◆ **Stated exercise**: Give the count of lines holding the string "chart" and nothing else.

◆ **Data for this exercise**:
* start *

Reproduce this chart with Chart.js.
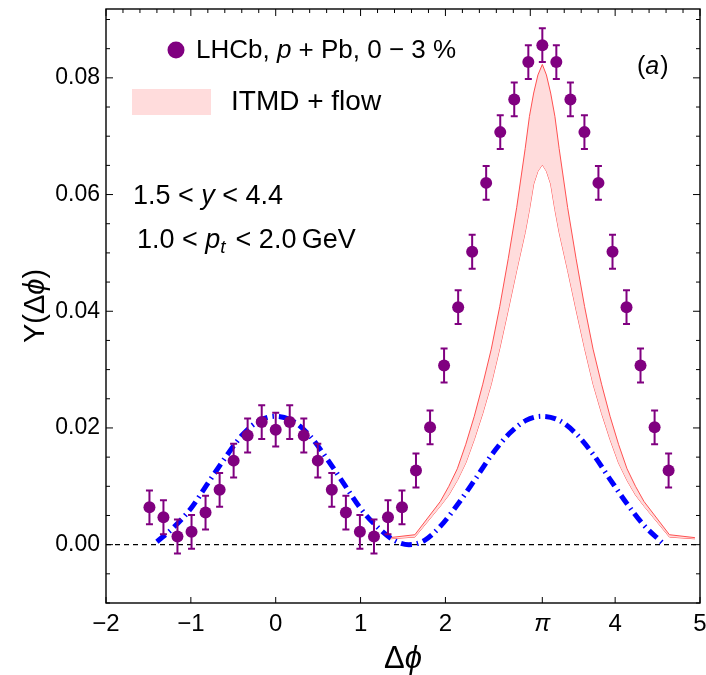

* end *
* start *

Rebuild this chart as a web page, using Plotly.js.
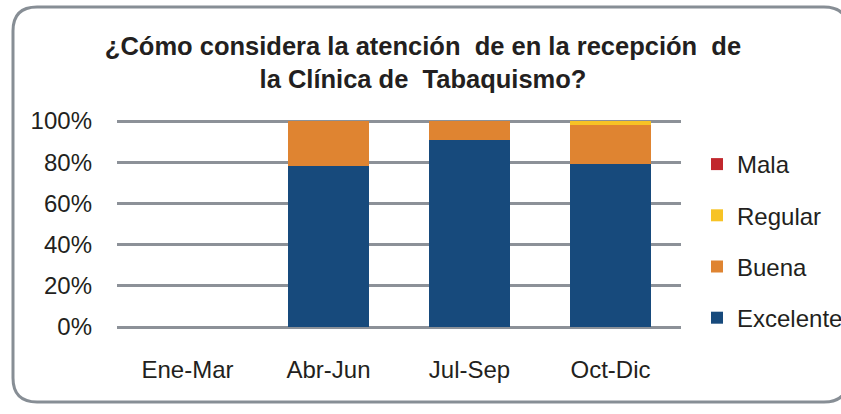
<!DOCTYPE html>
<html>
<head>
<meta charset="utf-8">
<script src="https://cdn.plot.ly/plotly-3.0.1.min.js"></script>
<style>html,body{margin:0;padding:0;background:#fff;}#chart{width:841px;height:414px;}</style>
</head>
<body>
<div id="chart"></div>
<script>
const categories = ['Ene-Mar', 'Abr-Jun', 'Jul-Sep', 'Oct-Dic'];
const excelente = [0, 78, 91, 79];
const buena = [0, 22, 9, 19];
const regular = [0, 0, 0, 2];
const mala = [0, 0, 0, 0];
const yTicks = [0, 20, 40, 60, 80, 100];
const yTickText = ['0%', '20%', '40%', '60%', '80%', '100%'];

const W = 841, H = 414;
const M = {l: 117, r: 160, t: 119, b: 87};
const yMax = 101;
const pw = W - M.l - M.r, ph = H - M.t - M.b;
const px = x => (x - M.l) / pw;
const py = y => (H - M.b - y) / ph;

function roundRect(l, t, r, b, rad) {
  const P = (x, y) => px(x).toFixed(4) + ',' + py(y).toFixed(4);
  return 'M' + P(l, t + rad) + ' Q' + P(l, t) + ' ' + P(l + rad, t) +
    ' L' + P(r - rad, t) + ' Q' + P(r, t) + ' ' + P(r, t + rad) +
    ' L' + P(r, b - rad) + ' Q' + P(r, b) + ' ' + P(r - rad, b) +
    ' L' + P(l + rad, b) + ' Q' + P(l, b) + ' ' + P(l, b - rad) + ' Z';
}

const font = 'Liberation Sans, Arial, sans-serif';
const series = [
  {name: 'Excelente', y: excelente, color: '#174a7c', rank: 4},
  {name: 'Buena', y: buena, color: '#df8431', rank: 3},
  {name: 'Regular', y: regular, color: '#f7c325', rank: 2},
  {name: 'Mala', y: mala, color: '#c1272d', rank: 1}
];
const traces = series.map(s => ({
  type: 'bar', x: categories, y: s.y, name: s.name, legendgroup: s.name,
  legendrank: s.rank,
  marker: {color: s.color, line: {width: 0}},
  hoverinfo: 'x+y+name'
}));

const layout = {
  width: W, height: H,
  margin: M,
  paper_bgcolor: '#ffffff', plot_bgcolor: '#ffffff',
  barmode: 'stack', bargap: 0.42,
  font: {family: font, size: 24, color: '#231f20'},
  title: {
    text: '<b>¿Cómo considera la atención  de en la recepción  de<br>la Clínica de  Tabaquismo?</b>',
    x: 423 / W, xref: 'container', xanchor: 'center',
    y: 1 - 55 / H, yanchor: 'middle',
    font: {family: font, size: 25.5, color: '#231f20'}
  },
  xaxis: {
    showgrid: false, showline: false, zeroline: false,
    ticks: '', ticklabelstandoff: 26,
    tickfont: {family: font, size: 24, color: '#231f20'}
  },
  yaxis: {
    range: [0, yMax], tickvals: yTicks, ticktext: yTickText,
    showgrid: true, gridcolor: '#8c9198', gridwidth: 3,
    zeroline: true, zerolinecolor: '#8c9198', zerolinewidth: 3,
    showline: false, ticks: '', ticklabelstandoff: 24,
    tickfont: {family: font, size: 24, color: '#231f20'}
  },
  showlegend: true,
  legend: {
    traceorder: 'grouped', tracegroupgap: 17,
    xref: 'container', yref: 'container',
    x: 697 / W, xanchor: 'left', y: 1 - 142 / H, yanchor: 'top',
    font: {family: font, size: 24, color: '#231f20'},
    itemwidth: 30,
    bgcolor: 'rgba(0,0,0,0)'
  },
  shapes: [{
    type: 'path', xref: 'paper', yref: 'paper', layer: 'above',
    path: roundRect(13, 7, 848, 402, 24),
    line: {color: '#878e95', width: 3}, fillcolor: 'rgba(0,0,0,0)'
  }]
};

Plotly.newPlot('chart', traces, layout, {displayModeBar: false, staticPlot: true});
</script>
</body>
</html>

* end *

◆ **Result of this exercise**: 5